Before making his announcement at the MET Center, Castro joined a number of prominent officials – including Clay, St. Louis Mayor Francis Slay and developer Paul McKee – on a bus tour of north St. Louis.
There, Castro was shown some of the city’s most distressed neighborhoods – which he says will get a leg up because of the Promise Zones.
The bus also rolled by examples of failed governmental projects, too – including the heavily forested remnants of the Pruitt-Igoe housing complex. That particular project is often held up as an example of the federal government’s failure to cure housing and economic woes.
Asked whether the Promise Zone would achieve a different result, Castro said that President Barack Obama’s administration had made progress in breaking through “silos at the federal government level.”
“Housing is working with education, transportation and health,” Castro said. “And more and more, cities are mirroring that. St. Louis is beginning to work holistically.
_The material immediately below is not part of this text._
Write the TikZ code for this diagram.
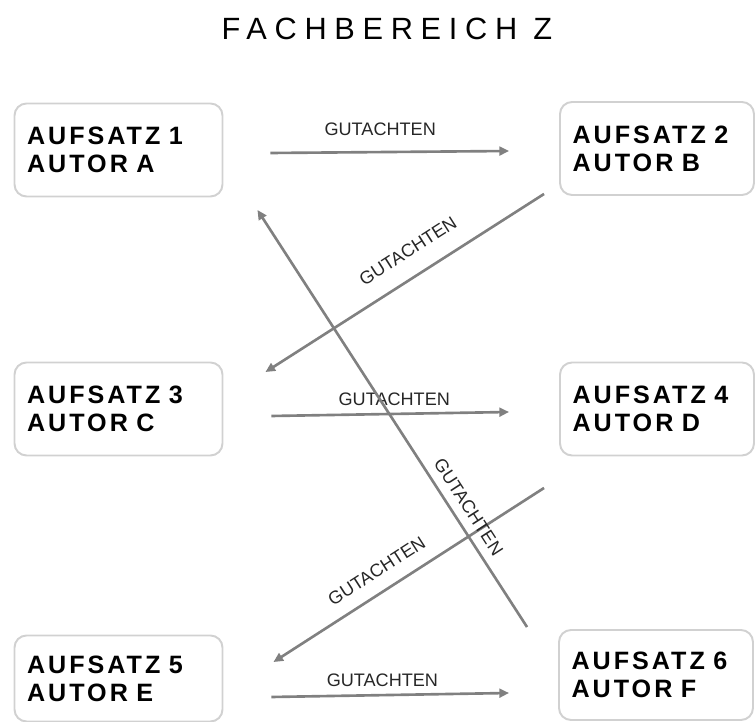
\documentclass[tikz,border=0pt]{standalone}
\usepackage{fontspec}
\setmainfont{Liberation Sans}
\newfontfamily\boxfont[LetterSpace=12]{Liberation Sans}
\newfontfamily\titlefont[LetterSpace=25]{Liberation Sans}
\usetikzlibrary{positioning, arrows.meta}
\usetikzlibrary{calc}

\begin{document}
\begin{tikzpicture}[
      x=0.02cm, y=-0.02cm,
      box/.style={rectangle, draw=black!18, line width=1.1pt, rounded corners=0.24cm, inner xsep=0.25cm, inner ysep=0pt, text width=#1, minimum height=1.86cm, align=left, font=\boxfont\bfseries\fontsize{14.3}{15.9}\selectfont},
      box/.default=3.66cm,
      arrow/.style={-{Triangle[length=5.5pt, width=5pt]}, draw=black!50, line width=1.5pt},
      lbl/.style={font=\fontsize{10.3}{12}\selectfont, text=black!85, inner sep=0pt}
    ]
      \useasboundingbox (0,0) rectangle (755,722);

      % Title
      \node[font=\titlefont\fontsize{17.5}{21}\selectfont] (title) at (387,29) {FACHBEREICH Z};

      % Papers
      \node[box] (b1) at (118.5,150) {AUFSATZ 1\\AUTOR A};
      \node[box=3.38cm] (b2) at (657,148.5) {AUFSATZ 2\\AUTOR B};
      \node[box] (b3) at (118.5,409) {AUFSATZ 3\\AUTOR C};
      \node[box=3.38cm] (b4) at (657,409) {AUFSATZ 4\\AUTOR D};
      \node[box, minimum height=1.72cm] (b5) at (118.5,678.5) {AUFSATZ 5\\AUTOR E};
      \node[box=3.38cm, minimum height=1.8cm] (b6) at (656,675) {AUFSATZ 6\\AUTOR F};

      % Reviews
      \draw[arrow] ($(b1.east)+(47,3)$) -- node[lbl, above=8.5pt, pos=0.46] {GUTACHTEN} ($(b2.west)+(-50,2.5)$);
      \draw[arrow] ($(b3.east)+(48,7)$) -- node[lbl, above=4pt, pos=0.517] {GUTACHTEN} ($(b4.west)+(-50,3)$);
      \draw[arrow] ($(b5.east)+(48,18.5)$) -- node[lbl, above=4pt, pos=0.467] {GUTACHTEN} ($(b6.west)+(-49,18)$);
      \draw[arrow] ($(b2.south west)+(-15,-2)$) -- node[lbl, sloped, above=10pt, pos=0.44] {GUTACHTEN} ($(b3.north east)+(42,10.5)$);
      \draw[arrow] ($(b4.south west)+(-15,31.5)$) -- node[lbl, sloped, above=7.5pt, pos=0.577] {GUTACHTEN} ($(b5.north east)+(50,27.5)$);
      \draw[arrow] ($(b6.north west)+(-31,-2)$) -- node[lbl, sloped, above=4.8pt, pos=0.267] {GUTACHTEN} ($(b1.south east)+(34,12.5)$);

    \end{tikzpicture}
\end{document}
It’s not just about housing or about jobs or about transportation – it’s all of that. So my hope is that this Promise Zone effort will help usher in a new era of working across those silos to create better outcomes.”
Castro also said, “We’re getting better in public service about measuring outcomes.”
“We’re not just looking at the inputs,” Castro said. “We want to see at the end of the day what is the outcome that you’re getting for the expenditure of resource. And we’re going to be doing that as part of the Promise Zone effort.”
Slay said, “It’s easy to think about a community when you think of it as a small geographic area or a neighbor or even a village.” But he said that he thinks of community “as our region.”
“I think about what it will take for the future of our community, our region to be prosperous, safe and vibrant for everyone who lives, works, prays and plays in what we know as St. Louis,” Slay said. “Today’s announcement brings us one step closer to realizing that prosperous, safe and vibrant region by recognizing that there is a community beyond traditional maps.”